“I don’t think right after a major environmental catastrophe is a very good time to be making American domestic policy,” U.S. Senator Mitch McConnell said on Fox News Sunday in the early days of the Fukushima nuclear power plant disaster.

But if the Senate majority leader thinks Americans will leave the crisis in Japan out of account in their assessments of nuclear power, he has another think coming. That’s according to a poll, done for the nonpartisan Civil Society Institute by market research specialists ORC International, that finds Americans’ views of nuclear power dramatically influenced by Fukushima.

In a survey of 814 people on March 15 and 16, pollsters found respondents particularly unwilling for the government to go on extending financial aid, such as taxpayer-backed loan guarantees and accident insurance, for nuclear power.

Asked if they thought taxpayers should “take on the risk for the construction of new nuclear power reactors in the United States through billions of dollars in new federal loan guarantees,” 73 percent of those polled answered no.

Asked if they favored “a shift of federal loan-guarantee support for energy away from nuclear reactors” to safe, renewable energy sources such as wind and solar power, 74 percent said yes.

Asked whether Congress should reconsider the Price Anderson Act of 1957, a law that indemnifies the nuclear power industry from paying the full costs of health and property claims in the wake of a nuclear accident (see “The Nuclear Money Trap,” March 31, 2011), 73 percent of respondents said yes.
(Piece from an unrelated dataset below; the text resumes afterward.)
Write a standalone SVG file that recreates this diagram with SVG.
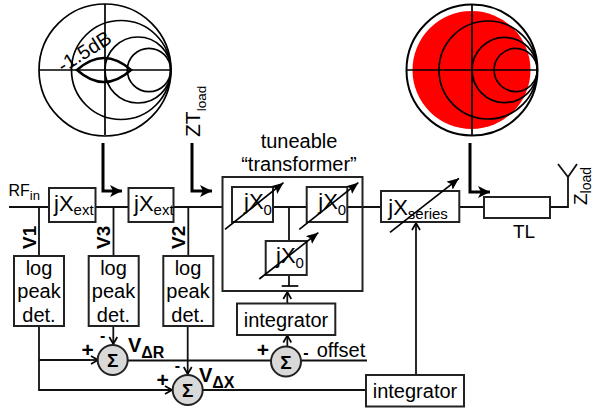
<svg xmlns="http://www.w3.org/2000/svg" width="593" height="411" viewBox="0 0 593 411">
<defs>
<marker id="a" markerUnits="userSpaceOnUse" markerWidth="14" markerHeight="12" refX="12" refY="6" orient="auto"><path d="M0 0L12 6L0 12L3 6Z" fill="#000"/></marker>
<marker id="t" markerUnits="userSpaceOnUse" markerWidth="14" markerHeight="12" refX="12" refY="5" orient="auto"><path d="M0 0L12 5L0 10L2.500 5Z" fill="#000"/></marker>
<marker id="s" markerUnits="userSpaceOnUse" markerWidth="10" markerHeight="10" refX="8" refY="5" orient="auto"><path d="M1 1L8 5L1 9" fill="none" stroke="#000" stroke-width="1.7"/></marker>
</defs>
<style>
text{font-family:"Liberation Sans",Arial,sans-serif;fill:#000}
.b{fill:#fff;stroke:#222;stroke-width:2}
.w{fill:none;stroke:#111;stroke-width:1.8}
.t{fill:none;stroke:#000;stroke-width:3}
.c{fill:none;stroke:#000;stroke-width:1.7}
.tune{fill:none;stroke:#000;stroke-width:1.7;marker-end:url(#t)}
.sum{fill:#d9d9d9;stroke:#222;stroke-width:2}
.sg{font-size:19px;font-weight:700;text-anchor:middle}
.bl{font-size:20px;text-anchor:middle}
.m{font-size:21px;font-weight:700;text-anchor:middle}
.n{font-size:16px;font-weight:700;text-anchor:middle}
.jx{font-size:22px}
.sb{font-size:15px}
.vv{font-size:20px;font-weight:700}
.vs{font-size:16px;font-weight:700}
.vl{font-size:19px;font-weight:700}
</style>
<g id="connectors">
<path class="w" d="M9 207H49M95 207H129M173 207H222M273 207H307M347 207H381M459 207H484M550 207H568V177"/>
<path class="w" d="M39 207V256M113.500 207V256M188.300 207V256M289 207V241M289 275V286"/>
<path class="w" d="M39 326V390H173M39 360H90"/>
<path class="w" d="M90 360H98" marker-end="url(#s)"/>
<path class="w" d="M165 390H172" marker-end="url(#s)"/>
<path class="w" d="M113.300 326V344" marker-end="url(#s)"/>
<path class="w" d="M187.700 326V374" marker-end="url(#s)"/>
<path class="w" d="M128 360.500H271M301 360.500H367M203 390H366"/>
<path class="w" d="M287.300 346V335.500" marker-end="url(#s)"/>
<path class="w" d="M287.300 303V292" marker-end="url(#s)"/>
<path class="w" d="M416 375V223" marker-end="url(#s)"/>
<path class="t" d="M103 143V191H122" marker-end="url(#a)"/>
<path class="t" d="M192 143V191H212" marker-end="url(#a)"/>
<path class="t" d="M470 143V192H490" marker-end="url(#a)"/>
<path class="c" d="M281.700 286H298.300"/>
</g>
<g id="smith-left">
<circle class="c" cx="105" cy="70" r="66"/>
<circle class="c" cx="121" cy="70" r="49.500"/>
<circle class="c" cx="138" cy="70" r="33"/>
<circle class="c" cx="149" cy="70" r="21.700"/>
<path class="c" d="M39 70H171M105 4V135"/>
<path d="M77 70Q104 46 131 70Q104 94 77 70Z" fill="none" stroke="#000" stroke-width="2.500"/>
<text font-size="20" transform="translate(63 73) rotate(-32)">-1.5dB</text>
</g>
<g id="smith-right">
<circle cx="472" cy="70" r="65.500" fill="#fff" stroke="#000" stroke-width="2"/>
<circle cx="471.500" cy="70" r="59" fill="#f00"/>
<circle class="c" cx="488" cy="70" r="49"/>
<circle class="c" cx="504.700" cy="70" r="32.600"/>
<circle class="c" cx="515.700" cy="70" r="21.600"/>
<path class="c" d="M406 70H537M472 4V135"/>
</g>
<g id="label-rf"><text x="8.500" y="196" font-size="16">RF<tspan font-size="13" dy="4">in</tspan></text></g>
<g id="jxext1"><rect class="b" x="49" y="188" width="46.500" height="34"/><text x="54" y="211" class="jx">jX<tspan class="sb" dy="4">ext</tspan></text></g>
<g id="jxext2"><rect class="b" x="128.500" y="188" width="45" height="34"/><text x="134" y="211" class="jx">jX<tspan class="sb" dy="4">ext</tspan></text></g>
<g id="label-zt"><text transform="translate(200 137) rotate(-90)" font-size="21">ZT<tspan font-size="13.500" dy="6">load</tspan></text></g>
<g id="label-tuneable"><text x="299" y="148" class="bl">tuneable</text><text x="299" y="171" class="bl">“transformer”</text></g>
<g id="transformer"><rect x="222.500" y="177" width="140" height="114" fill="none" stroke="#222" stroke-width="2"/></g>
<g id="x0a"><rect class="b" x="232" y="187" width="41" height="35"/><text x="244" y="209" class="jx">jX<tspan class="sb" dy="6">0</tspan></text><path class="tune" d="M225 229.300L283.500 182.700"/></g>
<g id="x0b"><rect class="b" x="306.700" y="187" width="40.600" height="35"/><text x="318.300" y="209" class="jx">jX<tspan class="sb" dy="6">0</tspan></text><path class="tune" d="M299.300 229.300L358.300 182.700"/></g>
<g id="x0c"><rect class="b" x="265.700" y="241" width="41" height="34"/><text x="276" y="263" class="jx">jX<tspan class="sb" dy="5">0</tspan></text><path class="tune" d="M259.300 279L318.300 232.700"/></g>
<g id="jxseries"><rect class="b" x="381" y="191" width="78.300" height="31"/><text x="388.300" y="215" class="jx">jX<tspan class="sb" dy="4">series</tspan></text><path class="tune" d="M390 232.300L459 178.300"/></g>
<g id="tl"><rect class="b" x="484" y="197" width="66" height="21"/><text x="513" y="238" font-size="19">TL</text></g>
<g id="antenna"><path class="w" d="M558 164L568 177L577 164"/><text transform="translate(587 205) rotate(-90)" font-size="19">Z<tspan font-size="14" dy="4">load</tspan></text></g>
<g id="det1"><rect class="b" x="14" y="256" width="50" height="70"/><text x="39" y="275" class="bl">log</text><text x="39" y="298" class="bl">peak</text><text x="39" y="322" class="bl">det.</text><text transform="translate(35.500 249) rotate(-90)" class="vl">V1</text></g>
<g id="det3"><rect class="b" x="88.700" y="256" width="50" height="70"/><text x="113.500" y="275" class="bl">log</text><text x="113.500" y="298" class="bl">peak</text><text x="113.500" y="322" class="bl">det.</text><text transform="translate(110 249) rotate(-90)" class="vl">V3</text></g>
<g id="det2"><rect class="b" x="163.300" y="256" width="50" height="70"/><text x="188" y="275" class="bl">log</text><text x="188" y="298" class="bl">peak</text><text x="188" y="322" class="bl">det.</text><text transform="translate(184.500 249) rotate(-90)" class="vl">V2</text></g>
<g id="sum1"><circle class="sum" cx="112.700" cy="360" r="15"/><text x="112.700" y="367" class="sg">Σ</text><text x="87.700" y="357" class="m">+</text><text x="102.700" y="341" class="n">-</text><text x="128" y="352" class="vv">V<tspan class="vs" dy="6">ΔR</tspan></text></g>
<g id="sum2"><circle class="sum" cx="187.700" cy="390" r="15"/><text x="187.700" y="397" class="sg">Σ</text><text x="162.700" y="387" class="m">+</text><text x="177.300" y="371" class="n">-</text><text x="199" y="382" class="vv">V<tspan class="vs" dy="6">ΔX</tspan></text></g>
<g id="sum3"><circle class="sum" cx="286" cy="361.500" r="15"/><text x="286" y="368.500" class="sg">Σ</text><text x="263" y="357" class="m">+</text><text x="306" y="357.500" class="n">-</text><text x="316.700" y="357" font-size="20">offset</text></g>
<g id="int1"><rect class="b" x="237" y="303.500" width="98.300" height="31.500"/><text x="286" y="326.500" class="bl">integrator</text></g>
<g id="int2"><rect class="b" x="366" y="375" width="98" height="31.500"/><text x="415" y="397.500" class="bl">integrator</text></g>
</svg>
The nuclear utilities, they said, should be held liable “for all damages resulting from a nuclear meltdown or other accident.”

Ninety-two percent of those polled said they were following the news about the Japanese reactors. Only one in seven said the crisis at the Fukushima plant had had no effect on their views of nuclear power. Fifty-eight percent said they are “less supportive of expanding nuclear power in the United States” than they had been a month before the poll, which was taken four days after the beginning of the disaster in Japan.

And less than half—only 46 percent—said they thought more nuclear power plants should be built in the U.S. Fifty-three percent said they would support a moratorium on new nuclear plant construction here if the U.S. could meet its energy needs through energy efficiency and use of renewables such as wind and solar.